* START Supplied data *

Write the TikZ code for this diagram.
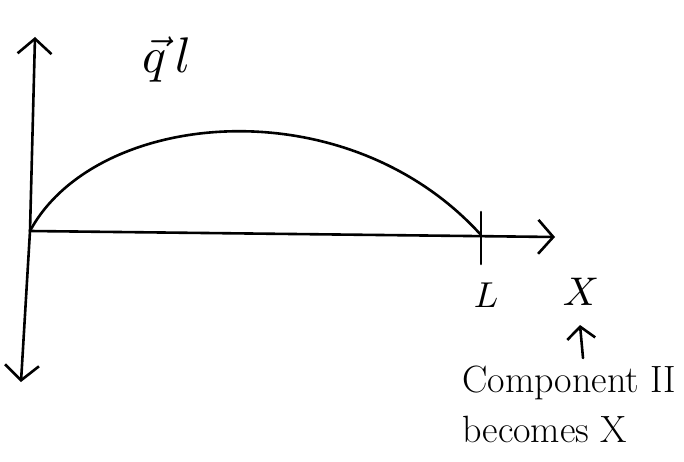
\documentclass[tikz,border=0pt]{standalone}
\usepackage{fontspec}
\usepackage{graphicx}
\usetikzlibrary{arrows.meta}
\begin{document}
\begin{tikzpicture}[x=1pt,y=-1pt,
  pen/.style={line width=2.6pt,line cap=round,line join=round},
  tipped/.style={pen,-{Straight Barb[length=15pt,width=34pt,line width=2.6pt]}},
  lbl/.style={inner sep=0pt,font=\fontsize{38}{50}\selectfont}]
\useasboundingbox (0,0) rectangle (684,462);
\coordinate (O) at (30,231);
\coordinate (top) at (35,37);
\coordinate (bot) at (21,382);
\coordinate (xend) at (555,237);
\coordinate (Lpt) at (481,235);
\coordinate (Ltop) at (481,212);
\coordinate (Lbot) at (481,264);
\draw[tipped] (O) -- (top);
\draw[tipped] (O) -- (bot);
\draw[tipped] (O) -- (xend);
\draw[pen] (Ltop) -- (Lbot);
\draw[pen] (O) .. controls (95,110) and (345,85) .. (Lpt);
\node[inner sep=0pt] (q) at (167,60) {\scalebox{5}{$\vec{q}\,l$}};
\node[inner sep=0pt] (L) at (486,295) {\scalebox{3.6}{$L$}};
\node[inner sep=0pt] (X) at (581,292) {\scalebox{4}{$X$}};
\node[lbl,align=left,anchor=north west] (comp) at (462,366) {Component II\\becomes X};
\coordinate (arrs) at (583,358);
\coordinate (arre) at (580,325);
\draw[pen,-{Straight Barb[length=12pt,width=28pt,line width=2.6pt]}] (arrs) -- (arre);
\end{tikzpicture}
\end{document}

* END Supplied data *

**Prompt:** Repeat the material verbatim. Do not carry over any picture.

**Final answer:**
Write the TikZ code for this diagram.
\documentclass[tikz,border=0pt]{standalone}
\usepackage{fontspec}
\usepackage{graphicx}
\usetikzlibrary{arrows.meta}
\begin{document}
\begin{tikzpicture}[x=1pt,y=-1pt,
  pen/.style={line width=2.6pt,line cap=round,line join=round},
  tipped/.style={pen,-{Straight Barb[length=15pt,width=34pt,line width=2.6pt]}},
  lbl/.style={inner sep=0pt,font=\fontsize{38}{50}\selectfont}]
\useasboundingbox (0,0) rectangle (684,462);
\coordinate (O) at (30,231);
\coordinate (top) at (35,37);
\coordinate (bot) at (21,382);
\coordinate (xend) at (555,237);
\coordinate (Lpt) at (481,235);
\coordinate (Ltop) at (481,212);
\coordinate (Lbot) at (481,264);
\draw[tipped] (O) -- (top);
\draw[tipped] (O) -- (bot);
\draw[tipped] (O) -- (xend);
\draw[pen] (Ltop) -- (Lbot);
\draw[pen] (O) .. controls (95,110) and (345,85) .. (Lpt);
\node[inner sep=0pt] (q) at (167,60) {\scalebox{5}{$\vec{q}\,l$}};
\node[inner sep=0pt] (L) at (486,295) {\scalebox{3.6}{$L$}};
\node[inner sep=0pt] (X) at (581,292) {\scalebox{4}{$X$}};
\node[lbl,align=left,anchor=north west] (comp) at (462,366) {Component II\\becomes X};
\coordinate (arrs) at (583,358);
\coordinate (arre) at (580,325);
\draw[pen,-{Straight Barb[length=12pt,width=28pt,line width=2.6pt]}] (arrs) -- (arre);
\end{tikzpicture}
\end{document}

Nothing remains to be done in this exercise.